Un viernes por la mañana, ligeramente más tarde que la rutina de un día habitual. Entras en el metro, tomas asiento en ese tren de la línea 5 que, como cada día, te lleva desde Oberkampf a Placa de Italie, con ese espectacular cruce del Sena donde sin falta le dedicas un guiño a Notre Dame.
Esos minutos de retraso se notan, puedes escoger asiento tranquilamente. Te despojas del abrigo, la bufanda y las bolsas. Tomas ese artículo dispuesta a leer al menos una sección. Antes, levantas la vista, y descubres una figura encorvada unos metros más allá.
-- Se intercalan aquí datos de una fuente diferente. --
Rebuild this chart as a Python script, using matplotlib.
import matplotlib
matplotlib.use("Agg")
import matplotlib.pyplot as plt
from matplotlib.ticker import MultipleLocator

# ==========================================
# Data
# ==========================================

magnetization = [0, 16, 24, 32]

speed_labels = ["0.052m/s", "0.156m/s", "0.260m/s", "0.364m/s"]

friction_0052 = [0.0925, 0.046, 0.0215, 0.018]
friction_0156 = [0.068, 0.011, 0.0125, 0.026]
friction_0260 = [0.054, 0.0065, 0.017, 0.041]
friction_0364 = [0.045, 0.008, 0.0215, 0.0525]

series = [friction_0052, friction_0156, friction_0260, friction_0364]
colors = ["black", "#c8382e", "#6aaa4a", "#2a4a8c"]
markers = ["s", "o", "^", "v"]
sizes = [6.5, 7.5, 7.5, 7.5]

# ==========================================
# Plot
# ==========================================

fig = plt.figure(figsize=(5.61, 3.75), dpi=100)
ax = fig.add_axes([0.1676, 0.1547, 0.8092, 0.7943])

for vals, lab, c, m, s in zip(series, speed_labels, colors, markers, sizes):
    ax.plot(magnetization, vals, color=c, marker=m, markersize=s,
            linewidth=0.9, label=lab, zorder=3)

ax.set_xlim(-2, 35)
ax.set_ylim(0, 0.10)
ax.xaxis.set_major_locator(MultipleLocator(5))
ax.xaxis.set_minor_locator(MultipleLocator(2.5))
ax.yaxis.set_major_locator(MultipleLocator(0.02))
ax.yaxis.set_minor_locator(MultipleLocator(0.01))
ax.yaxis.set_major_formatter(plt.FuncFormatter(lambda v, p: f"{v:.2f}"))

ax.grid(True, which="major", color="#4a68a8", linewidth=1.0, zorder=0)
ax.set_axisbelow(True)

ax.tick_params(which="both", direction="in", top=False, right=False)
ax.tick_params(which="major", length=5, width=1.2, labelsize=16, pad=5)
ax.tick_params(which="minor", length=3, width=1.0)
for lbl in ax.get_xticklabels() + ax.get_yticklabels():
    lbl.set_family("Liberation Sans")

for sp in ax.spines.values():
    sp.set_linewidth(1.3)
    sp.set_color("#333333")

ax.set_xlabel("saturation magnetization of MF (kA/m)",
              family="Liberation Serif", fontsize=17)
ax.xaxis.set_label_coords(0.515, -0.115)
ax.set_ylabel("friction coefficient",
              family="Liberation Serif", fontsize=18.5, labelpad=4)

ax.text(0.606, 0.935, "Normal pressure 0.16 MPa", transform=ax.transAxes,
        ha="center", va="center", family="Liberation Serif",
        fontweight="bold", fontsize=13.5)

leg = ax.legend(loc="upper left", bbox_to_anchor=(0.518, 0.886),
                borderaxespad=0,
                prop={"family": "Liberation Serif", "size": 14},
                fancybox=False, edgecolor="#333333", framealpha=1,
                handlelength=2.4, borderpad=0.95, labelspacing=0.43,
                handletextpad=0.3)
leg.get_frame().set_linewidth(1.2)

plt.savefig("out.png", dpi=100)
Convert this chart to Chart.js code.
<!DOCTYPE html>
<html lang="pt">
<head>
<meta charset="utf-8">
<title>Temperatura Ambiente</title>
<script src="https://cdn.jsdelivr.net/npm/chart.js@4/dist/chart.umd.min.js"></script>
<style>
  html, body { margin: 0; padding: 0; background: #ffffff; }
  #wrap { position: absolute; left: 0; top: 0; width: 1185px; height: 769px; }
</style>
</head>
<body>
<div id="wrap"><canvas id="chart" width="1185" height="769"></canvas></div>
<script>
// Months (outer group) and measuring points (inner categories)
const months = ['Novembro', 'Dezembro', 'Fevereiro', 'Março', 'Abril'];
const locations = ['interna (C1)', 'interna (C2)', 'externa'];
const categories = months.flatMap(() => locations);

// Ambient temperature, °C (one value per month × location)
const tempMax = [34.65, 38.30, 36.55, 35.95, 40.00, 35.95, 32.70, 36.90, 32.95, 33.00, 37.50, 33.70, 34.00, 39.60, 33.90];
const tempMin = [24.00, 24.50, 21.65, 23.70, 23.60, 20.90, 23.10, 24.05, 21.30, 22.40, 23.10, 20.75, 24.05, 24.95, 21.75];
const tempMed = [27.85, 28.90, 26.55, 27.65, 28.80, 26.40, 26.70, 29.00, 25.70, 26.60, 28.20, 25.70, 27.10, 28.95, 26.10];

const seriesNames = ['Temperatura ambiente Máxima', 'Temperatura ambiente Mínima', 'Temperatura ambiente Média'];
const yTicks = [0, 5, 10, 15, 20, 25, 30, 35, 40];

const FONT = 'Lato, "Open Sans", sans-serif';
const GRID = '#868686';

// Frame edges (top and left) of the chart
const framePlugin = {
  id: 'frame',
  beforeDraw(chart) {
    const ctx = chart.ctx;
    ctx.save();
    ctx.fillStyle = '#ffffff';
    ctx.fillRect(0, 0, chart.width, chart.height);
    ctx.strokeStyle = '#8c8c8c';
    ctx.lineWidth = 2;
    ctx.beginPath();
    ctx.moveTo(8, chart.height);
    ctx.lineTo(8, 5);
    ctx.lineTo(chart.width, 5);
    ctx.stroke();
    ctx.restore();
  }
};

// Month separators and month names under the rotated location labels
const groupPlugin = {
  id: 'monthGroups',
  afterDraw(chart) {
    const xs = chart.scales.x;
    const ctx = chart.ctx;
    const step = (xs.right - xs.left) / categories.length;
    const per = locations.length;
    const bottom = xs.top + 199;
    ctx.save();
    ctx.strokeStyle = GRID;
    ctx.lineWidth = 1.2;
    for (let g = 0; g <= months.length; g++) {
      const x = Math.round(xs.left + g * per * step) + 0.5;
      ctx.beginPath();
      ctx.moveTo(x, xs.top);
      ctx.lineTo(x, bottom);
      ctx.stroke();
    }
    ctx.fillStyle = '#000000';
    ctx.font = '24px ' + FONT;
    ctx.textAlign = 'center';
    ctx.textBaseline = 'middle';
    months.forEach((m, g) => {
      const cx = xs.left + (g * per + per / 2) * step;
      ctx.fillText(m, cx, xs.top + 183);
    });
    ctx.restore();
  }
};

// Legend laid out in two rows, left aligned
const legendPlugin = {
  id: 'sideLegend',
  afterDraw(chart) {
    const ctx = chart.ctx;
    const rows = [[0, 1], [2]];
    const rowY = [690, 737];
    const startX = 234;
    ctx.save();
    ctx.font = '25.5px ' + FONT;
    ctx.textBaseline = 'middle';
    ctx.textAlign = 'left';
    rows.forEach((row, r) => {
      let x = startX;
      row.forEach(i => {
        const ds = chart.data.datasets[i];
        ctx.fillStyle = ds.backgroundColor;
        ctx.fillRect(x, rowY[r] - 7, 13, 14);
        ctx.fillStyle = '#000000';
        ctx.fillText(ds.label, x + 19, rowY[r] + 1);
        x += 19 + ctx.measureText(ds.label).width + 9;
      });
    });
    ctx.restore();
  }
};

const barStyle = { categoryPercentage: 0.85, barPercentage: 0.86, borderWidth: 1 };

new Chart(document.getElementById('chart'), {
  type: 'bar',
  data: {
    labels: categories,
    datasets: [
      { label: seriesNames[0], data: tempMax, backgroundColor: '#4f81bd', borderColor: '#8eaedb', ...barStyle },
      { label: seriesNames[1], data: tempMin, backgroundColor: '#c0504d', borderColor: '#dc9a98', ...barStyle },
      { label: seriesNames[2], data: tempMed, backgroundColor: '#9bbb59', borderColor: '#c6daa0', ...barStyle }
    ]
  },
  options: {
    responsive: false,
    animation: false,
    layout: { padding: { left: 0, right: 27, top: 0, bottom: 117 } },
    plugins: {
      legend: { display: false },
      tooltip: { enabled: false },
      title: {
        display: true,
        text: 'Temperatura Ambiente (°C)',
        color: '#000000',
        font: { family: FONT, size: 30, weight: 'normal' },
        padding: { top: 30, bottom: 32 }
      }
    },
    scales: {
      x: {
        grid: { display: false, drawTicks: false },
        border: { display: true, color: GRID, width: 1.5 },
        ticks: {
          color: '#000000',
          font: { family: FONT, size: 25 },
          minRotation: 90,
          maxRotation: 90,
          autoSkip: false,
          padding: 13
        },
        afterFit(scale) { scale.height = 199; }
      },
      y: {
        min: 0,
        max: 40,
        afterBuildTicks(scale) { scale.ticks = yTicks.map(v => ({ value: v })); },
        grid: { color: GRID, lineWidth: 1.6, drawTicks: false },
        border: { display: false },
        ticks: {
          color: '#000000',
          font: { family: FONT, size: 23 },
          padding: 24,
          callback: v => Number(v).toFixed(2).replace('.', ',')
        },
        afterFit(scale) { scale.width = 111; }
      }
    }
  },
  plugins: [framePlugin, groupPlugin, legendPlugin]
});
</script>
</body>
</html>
Es el músico que has visto otras veces –siempre, ahora que lo piensas, que te has permitido un pequeño retraso en tu rutina-. Ese señor, rozando esa peligrosa edad en la que pronto pasará a la categoría de anciano, con su sombrero ajado, su gabardina de tono indescriptible y su mirada risueña. Bien armado con guitarra magullada y su harmónica incorporada en un atril improvisado de fabricación a todas luces, casera, comienza a hilvanar una canción tras otra.
Desde la
Bourrée en mi menor de Bach, hasta el
Aleluya de Leonard Cohen, esta caja de música nos va hipnotizando uno por uno. Tan sólo se toma un par de minutos entre canción y canción, para anunciarnos, con una voz mucho más carrasposa que su cante, en un francés culto y elegante, qué es lo que tocará a continuación. Después de eso, respira profundamente, cierra los ojos unos segundos, y empieza la siguiente canción accionada por el ímpetu de su alma.
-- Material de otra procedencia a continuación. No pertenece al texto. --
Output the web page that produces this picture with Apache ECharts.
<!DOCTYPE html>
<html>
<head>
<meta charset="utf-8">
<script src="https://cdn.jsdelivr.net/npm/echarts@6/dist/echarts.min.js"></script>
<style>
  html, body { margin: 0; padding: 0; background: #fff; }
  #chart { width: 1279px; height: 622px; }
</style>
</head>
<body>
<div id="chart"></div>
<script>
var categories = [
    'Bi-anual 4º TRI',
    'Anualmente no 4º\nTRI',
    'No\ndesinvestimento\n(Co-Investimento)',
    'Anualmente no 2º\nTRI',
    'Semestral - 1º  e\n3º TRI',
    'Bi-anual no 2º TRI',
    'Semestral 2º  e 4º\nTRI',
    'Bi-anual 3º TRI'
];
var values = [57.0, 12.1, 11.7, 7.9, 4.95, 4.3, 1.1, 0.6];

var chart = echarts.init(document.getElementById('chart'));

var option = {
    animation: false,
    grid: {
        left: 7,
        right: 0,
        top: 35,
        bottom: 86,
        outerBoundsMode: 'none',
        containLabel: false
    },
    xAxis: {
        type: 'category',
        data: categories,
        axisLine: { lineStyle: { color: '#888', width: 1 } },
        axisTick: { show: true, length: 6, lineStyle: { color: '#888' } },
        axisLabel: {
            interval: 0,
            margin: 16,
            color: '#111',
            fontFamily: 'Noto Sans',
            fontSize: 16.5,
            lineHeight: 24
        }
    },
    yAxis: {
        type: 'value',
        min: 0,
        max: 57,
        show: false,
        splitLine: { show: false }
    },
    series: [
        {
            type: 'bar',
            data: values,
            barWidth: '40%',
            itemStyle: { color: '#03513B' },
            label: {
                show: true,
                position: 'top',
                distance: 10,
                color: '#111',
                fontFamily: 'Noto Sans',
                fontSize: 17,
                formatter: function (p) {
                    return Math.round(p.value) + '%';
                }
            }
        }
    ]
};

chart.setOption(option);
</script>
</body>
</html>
En sus labios, la eterna sonrisa indescriptible. En sus ojos, ese brillo inexplicable. Nos busca la mirada, nos dedica canciones -“
Vous connaissez cette chanson, madame?”, saluda a aquellos que, decepcionados por tener que acabar el concierto antes, le echan unas monedas. Con esa mirada de viejo conocido, para unos segundos para quitarse el sombrero y desear un día lleno de alegría a aquellos que reconoce de unos cuantos viajes compartidos. Nunca un Justin Beber provocó tanto fervor –o no al menos en unas condiciones similares-.
Y ese señor, que para muchos puede ser sinónimo de fracaso social –a su edad, tocando en el metro-, nos enseña una lección muy valiosa. Que uno debe tratar de hacer lo que le encanta en la vida. Muy probablemente, él tendría una vida más cómoda con un salario fijo, arropado por una discográfico o llenando estadios. O quizá no. El sabe que aquí nos tiene ganados. Que de todos los músicos que pasean por la línea 5, él es el único que se permite el lujo de no trashumar entre vagones y provocar una desaparición de auriculares a un gran número de espectadores, el que toca lo que quiere, el que evalúa, en tiempo real, el efecto que esto hace en nosotros.